Do Oriente Médio vêm notícias sobre revoluções que se espalham quase que por minuto a países que há tempos não figuravam no noticiário político.
A revolta popular começou na Tunísia, transmitiu-se para o Egito, onde um turbilhão popular para derrubar o governo tem desfecho incerto, e agora caminha para Iêmen, Jordânia, Síria e Arábia Saudita.
Para quem se interessa por sistemas complexos – como as sociedades humanas –, um dos aspectos mais interessantes dos acontecimentos recentes talvez seja a materialização, diante de nossos olhos, do conceito de tipping point, ou limiar.
O conceito foi formulado por pesquisadores de ecossistemas que perceberam a dinâmica não-linear desses sistemas e a impossibilidade de prever seu futuro, explicou o ecólogo Brian Walker em entrevista à Página 22 em 2008. Os sistemas podem alcançar limiares e, ao ultrapassá-los, mudam sua auto-organização e passam a funcionar de maneira diferente. “As coisas podem mudar muito devagar e, quando o sistema chega a um limiar, de repente o comportamento muda”, disse Walker.
No caso da Tunísia, o limiar – ou a gota d’água – foi o caso de um camelô na província de Sidi Bouzid que, cassado e humilhado por uma policial, reagiu. Tentou reclamar, obter seu equipamento de volta, requereu uma audiência com autoridades, tudo em vão.
Seu passo seguinte, incendiar o próprio corpo, mudou a situação política de um país inteiro. Protestos se alastraram de sua província para a capital e, em questão de semanas, derrubaram o presidente e se espalharam a outros países. Hoje a ordem estabelecida em boa parte do mundo islâmico está em xeque – com efeitos importantes para a política externa e os interesses do Estados Unidos e o restante do mundo ocidental. É de se maravilhar.

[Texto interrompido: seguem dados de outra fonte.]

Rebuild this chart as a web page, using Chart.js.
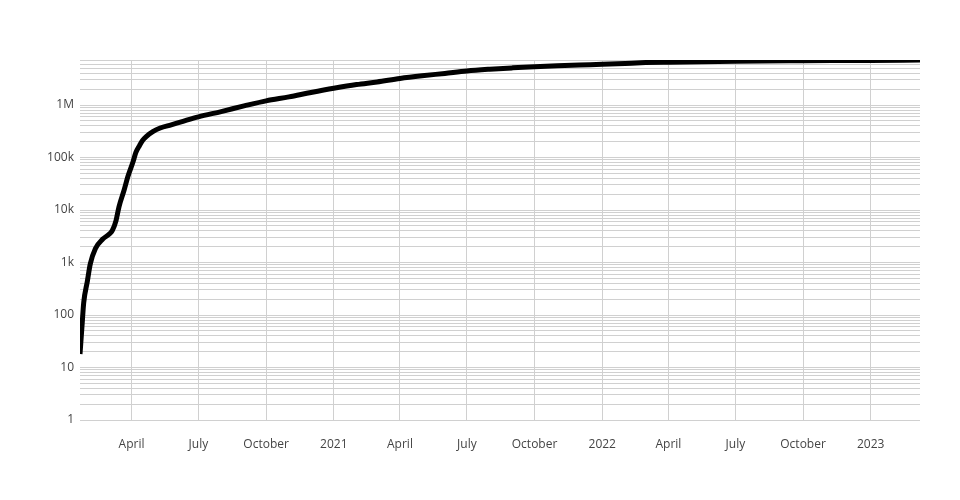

Oficialmente uma democracia, a Tunísia era presidida desde 1987 por Zine El Abidine Ben Ali, que comandava um regime corrupto e autoritário, com supressão de direitos humanos e de expressão. Até recentemente a mudança parecia distante – Ben Ali venceu eleições, que observadores independentes foram proibidos de acompanhar, em 2009.
Mas eis que um mero camelô chegou ao limite de sua paciência e ajudou o país a cruzar um limiar. O que virá da reorganização da Tunísia e de outros países do Oriente Médio é impossível prever, mas com certeza o mundo não será o mesmo.
Segundo os cientistas, o mundo está a beira de limiares também nos processos que mantêm a Terra um planeta habitável. Em artigo publicado em 2009 na revista Nature, pesquisadores de diversas áreas identificaram sete parâmetros que, se atingirem limiares, podem mudar o modo de funcionamento de sistemas importantes do planeta. Os eventos na Tunísia e em outras partes do Oriente Médio indicam que áreas que parecem imunes à mudança, como o comportamento humano, também têm seus limiares.